Les conséquences de ces sanctions sont, dans un premier temps, néfastes pour les entreprises européennes. A commencer par les grands groupes tricolores qui, à l’instar de Total, ont annoncé se désengager d’Iran. Le géant pétrolier français, qui possède 10 milliards d’actifs aux Etats-Unis et dont 90% des opérations financières transitent par des banques américaines, abandonne officiellement le projet du gisement gazier South Pars, pour lequel il avait signé, en 2017, un accord d’un montant de 4,9 milliards de dollars.
La Société Générale fait preuve de la même prudence. La banque française a annoncé, lundi 3 septembre, avoir provisionné pas moins de 1,2 milliard d’euros afin de régler son litige avec les autorités américaines. Washington reproche à l’établissement d’avoir effectué des transactions impliquant des pays faisant l’objet de sanctions, au premier rang desquels l’Iran.
Les entreprises plus modestes ne sont pas épargnées par les sanctions américaines. Les taxes sur les importations d’acier et d’aluminium, ainsi que les sanctions promulguées par les Etats-Unis à l’encontre d’entités russes, pèsent sur les PME européennes et françaises. Des entreprises qui pourraient avoir à se passer de leur principal fournisseur, Rusal, concerné par les sanctions et qui contribue à hauteur de 20% des importations d’aluminium primaire en Europe. Ainsi d’Aluminium Dunkerque, première fonderie européenne, qui craint des « centaines de millions d’euros de pertes » si elle ne pouvait s’approvisionner auprès de l’usine irlandaise de Rusal.
Selon Reuters, un certain nombre de clients européens de Rusal s’apprêteraient à tourner le dos au géant russe, alors qu’il est représenté du 12 au 14 septembre à Berlin dans le cadre de la conférence annuelle organisée par le magazine Metal Bulletin, en marge de laquelle sont traditionnellement négociés les contrats entre compagnies du secteur. Des entreprises qui redoutent que ces sanctions ne soient pas levées d’ici le 23 octobre, date à laquelle tous les clients américains de Rusal, mais aussi tous ses autres clients ayant des activités ou des clients aux Etats-Unis, devront avoir rompu leurs liens avec le Russe.
Si elle avait à se passer de Rusal, l’Europe devrait aller chercher auprès d’autres fournisseurs les 1,5 million de tonnes que la société russe lui fournit chaque année. Une gageure, voire une mission impossible, d’autant que l’effet immédiat de cette absence résulterait en une flambée des prix et en de fréquentes pénuries. Avec, à la clé, la destruction prévisible de milliers d’emplois et la fermeture de fonderies un peu partout sur le Vieux Continent.

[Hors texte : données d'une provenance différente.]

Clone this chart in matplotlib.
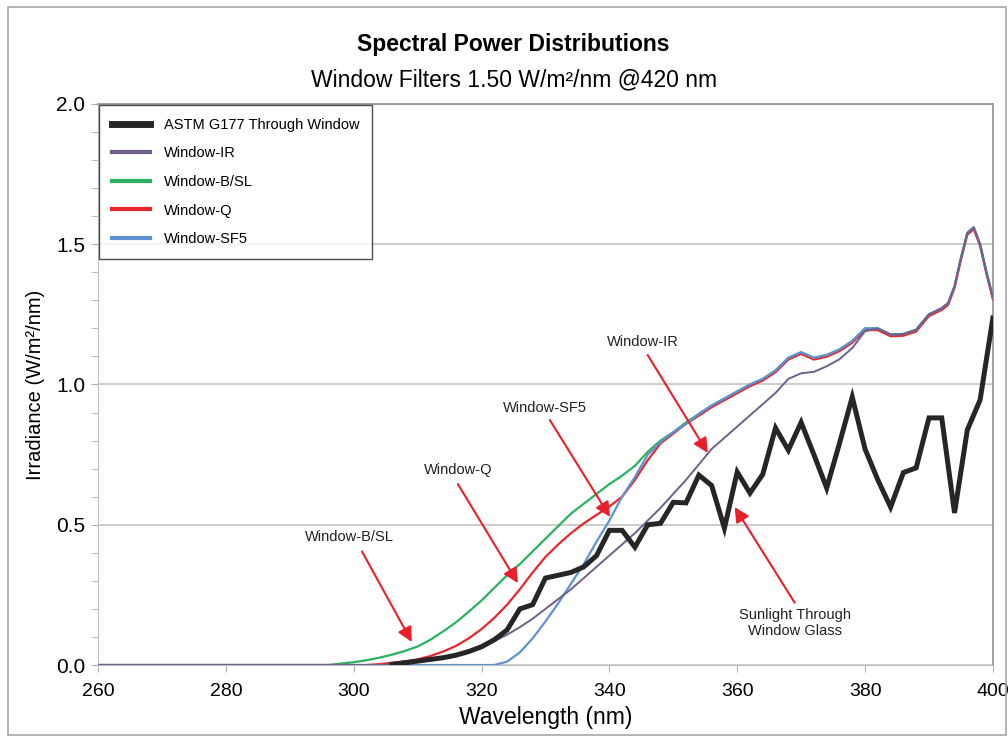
import matplotlib
matplotlib.use("Agg")
import matplotlib.pyplot as plt
from matplotlib.patches import Rectangle

# wavelength grid (nm) shared by all curves
wavelength = [260, 290, 296, 298, 300, 302, 304, 306, 308, 310, 312, 314, 316, 318,
              320, 322, 324, 326, 328, 330, 332, 334, 336, 338, 340, 342, 344, 346,
              348, 350, 352, 354, 356, 358, 360, 362, 364, 366, 368, 370, 372, 374,
              376, 378, 380, 382, 384, 386, 388, 390, 392, 393, 394, 395, 396, 397,
              398, 399, 400]

# filters converge above ~352 nm
upper_tail = [0.895, 0.925, 0.95, 0.975, 1.0, 1.02, 1.05, 1.095, 1.115, 1.095, 1.105,
              1.125, 1.155, 1.2, 1.2, 1.178, 1.18, 1.195, 1.25, 1.272, 1.29, 1.35,
              1.45, 1.54, 1.56, 1.5, 1.4, 1.31]

bsl = [0.0, 0.0, 0.0, 0.005, 0.01, 0.017, 0.026, 0.037, 0.05, 0.066, 0.09, 0.12, 0.152,
       0.19, 0.23, 0.275, 0.32, 0.36, 0.405, 0.45, 0.495, 0.54, 0.575, 0.61, 0.645,
       0.675, 0.71, 0.76, 0.8, 0.83, 0.865] + upper_tail

q = [0.0, 0.0, 0.0, 0.0, 0.0, 0.0, 0.003, 0.008, 0.013, 0.02, 0.032, 0.048, 0.068,
     0.095, 0.128, 0.168, 0.215, 0.27, 0.33, 0.385, 0.43, 0.47, 0.505, 0.535, 0.565,
     0.6, 0.66, 0.73, 0.79, 0.825, 0.86] + [v - 0.006 for v in upper_tail]

sf5 = [0.0, 0.0, 0.0, 0.0, 0.0, 0.0, 0.0, 0.0, 0.0, 0.0, 0.0, 0.0, 0.0, 0.0, 0.0,
       0.0, 0.012, 0.045, 0.095, 0.155, 0.22, 0.29, 0.36, 0.44, 0.515, 0.6, 0.67,
       0.75, 0.795, 0.83, 0.86] + upper_tail

ir = [0.0, 0.0, 0.0, 0.0, 0.0, 0.0, 0.0, 0.003, 0.007, 0.012, 0.018, 0.025, 0.035,
      0.048, 0.065, 0.085, 0.108, 0.135, 0.165, 0.2, 0.235, 0.27, 0.31, 0.35, 0.39,
      0.43, 0.47, 0.515, 0.56, 0.61, 0.66, 0.715, 0.77, 0.81, 0.85, 0.89, 0.93, 0.97,
      1.02, 1.04, 1.045, 1.065, 1.09, 1.13, 1.19] + upper_tail[14:]

# ASTM G177 through window, 2 nm steps
astm_wl = list(range(306, 401, 2))
astm = [0.002, 0.008, 0.014, 0.02, 0.026, 0.035, 0.048, 0.065, 0.09, 0.125, 0.2,
        0.215, 0.31, 0.32, 0.33, 0.35, 0.39, 0.48, 0.48, 0.42, 0.5, 0.505, 0.58, 0.578,
        0.677, 0.64, 0.488, 0.688, 0.613, 0.68, 0.845, 0.766, 0.865, 0.75, 0.631, 0.79,
        0.955, 0.77, 0.66, 0.563, 0.686, 0.703, 0.881, 0.881, 0.542, 0.838, 0.945, 1.237]

# (label, text position, arrow start, arrow tip)
callouts = [
    ("Window-B/SL", (299.4, 0.455), (301.3, 0.405), (309.1, 0.082)),
    ("Window-Q", (316.3, 0.695), (316.3, 0.645), (325.7, 0.292)),
    ("Window-SF5", (329.9, 0.916), (330.7, 0.873), (340.1, 0.528)),
    ("Window-IR", (345.3, 1.152), (346.0, 1.105), (355.4, 0.756)),
    ("Sunlight Through\nWindow Glass", (369.0, 0.15), (369.0, 0.222), (359.6, 0.563)),
]

plt.rcParams["font.family"] = ["Liberation Sans", "DejaVu Sans"]

fig = plt.figure(figsize=(10.08, 7.38), dpi=100)
ax = fig.add_axes([0.0972, 0.0989, 0.8878, 0.7602])

# outer frame around the whole figure
fig.patches.append(Rectangle((0.008, 0.004), 0.99, 0.986, transform=fig.transFigure,
                             fill=False, edgecolor="#a8a8a8", linewidth=1.2))

ax.plot(wavelength, bsl, color="#2ab25e", lw=1.6, label="Window-B/SL", zorder=3)
ax.plot(wavelength, q, color="#e8262d", lw=1.6, label="Window-Q", zorder=3)
ax.plot(wavelength, sf5, color="#5e92d2", lw=1.6, label="Window-SF5", zorder=3)
ax.plot(wavelength, ir, color="#6e6188", lw=1.4, label="Window-IR", zorder=4)
ax.plot(astm_wl, astm, color="#262626", lw=3.6, label="ASTM G177 Through Window",
        zorder=5, solid_joinstyle="miter")

red = "#e8202a"
for text, txy, start, tip in callouts:
    ax.text(txy[0], txy[1], text, ha="center", va="center", fontsize=10.5,
            color="#222222", linespacing=1.25, zorder=6)
    ax.annotate("", xy=tip, xytext=start,
                arrowprops=dict(arrowstyle="-|>", color=red, lw=1.5,
                                mutation_scale=22, shrinkA=0, shrinkB=0),
                zorder=6)

ax.set_xlim(260, 400)
ax.set_ylim(0, 2.0)
ax.set_xticks(range(260, 401, 20))
ax.set_yticks([0.0, 0.5, 1.0, 1.5, 2.0])
ax.set_yticks([i / 10 for i in range(21)], minor=True)
ax.set_yticklabels(["0.0", "0.5", "1.0", "1.5", "2.0"], fontsize=15)
for lbl in ax.get_xticklabels():
    lbl.set_fontsize(14)
ax.tick_params(axis="x", length=5, color="#b0b0b0", pad=8)
ax.tick_params(axis="y", which="both", length=5, color="#b0b0b0", pad=4)
ax.grid(axis="y", color="#c8c8c8", lw=1.3)
ax.set_axisbelow(True)
for side in ["left", "bottom"]:
    ax.spines[side].set_color("#c0c0c0")
for side in ["top", "right"]:
    ax.spines[side].set_color("#909090")
    ax.spines[side].set_linewidth(1.2)

ax.set_xlabel("Wavelength (nm)", fontsize=16.5, labelpad=4)
ax.set_ylabel("Irradiance (W/m²/nm)", fontsize=14.5, labelpad=8)

handles, labels = ax.get_legend_handles_labels()
order = [4, 3, 0, 1, 2]
leg = ax.legend([handles[i] for i in order], [labels[i] for i in order],
                loc="upper left", bbox_to_anchor=(0, 1), borderaxespad=0.1,
                fontsize=10.5, frameon=True, fancybox=False, handlelength=2.6,
                labelspacing=1.0, borderpad=0.85, handletextpad=1.0)
leg.get_frame().set_edgecolor("#222222")
leg.get_frame().set_linewidth(1.0)
leg.set_zorder(10)
for i, line in enumerate(leg.get_lines()):
    line.set_linewidth(5.0 if i == 0 else 3.0)

fig.text(0.509, 0.94, "Spectral Power Distributions", ha="center", va="center",
         fontsize=16.5, fontweight="bold")
fig.text(0.51, 0.892, "Window Filters 1.50 W/m²/nm @420 nm", ha="center",
         va="center", fontsize=16.5)

fig.savefig("out.png", dpi=100)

Des sanctions contre-productives
Pourtant, si les sanctions économiques sont une menace directe pour les intérêts des entreprises concernées et de leurs partenaires, elles se retournent souvent, dans un second temps, contre ceux qui les émettent. L’Histoire le montre. Efficaces à court terme, les sanctions économiques se révèlent à double tranchant. C’est ce qu’au XIVe siècle ont appris à leurs dépens les villes de la Hanse allemande, nous apprend un article publié dans Slate. Jalouses de l’influence de la ville flamande de Bruges, carrefour marchand d’Europe du Nord, elles décident d’une série de sanctions visant à asphyxier la puissante cité. Mais, pendant que Bruges crie famine, les marchands anglais et hollandais grappillent les parts de marché obligeamment offertes par leurs concurrents hanséates, s’étant eux-mêmes exclus de nombreux circuits commerciaux. L’embargo, de moins en moins efficace et populaire, sera levé au bout de six ans. Le rapport de force avait tourné.
De nos jours, les Etats-Unis s’exposent aux mêmes risques. Celui que les pays visés directement ou non par leurs sanctions, un temps étourdis, ne fassent ensuite preuve de résilience. Celui qu’ils structurent de nouvelles filières parallèles, dans lesquelles les Etats-Unis ne joueront plus, comme auparavant, un rôle central. La Chine l’a bien compris, elle qui a besoin d’hydrocarbures et qui reste, à ce jour, le premier partenaire économique de l’Iran. « Ces sanctions, en entraînant le retrait d’entreprises américaines, européennes ou japonaises, peuvent aussi élargir les opportunités des firmes chinoises », analyse l’économiste d’une université pékinoise, Hu Xingdou, cité par Radio Canada. Au lendemain du retrait américain de l’accord sur le nucléaire, les échanges de contrats en yuans entre Shanghai et Téhéran ont plus que doublé. Mais la Chine, déjà à l’origine de 50 % de la production mondiale d’aluminium, pourrait également renforcer sa position sur ce marché, en devenant l’interlocuteur privilégié des fonderies européennes.
Dans un monde multipolaire, les sanctions américaines bousculent les équilibres stratégiques planétaires. A leur détriment ? Une possibilité exprimée par l’ancien parlementaire et secrétaire d’Etat iranien Ahmad Salabatian, qui confie à L’Obs que Donald « Trump est en train de précipiter les alliances militaires entre l’Iran, la Russie et la Chine. (…) C’est la Chine qui en profite le plus. Le plus grand volume d’échanges économiques est aujourd’hui réalisé avec la Chine, et cela va continuer. Sur le plan géopolitique et militaire, c’est la Russie qui en profite largement ». Et pas l’Oncle Sam.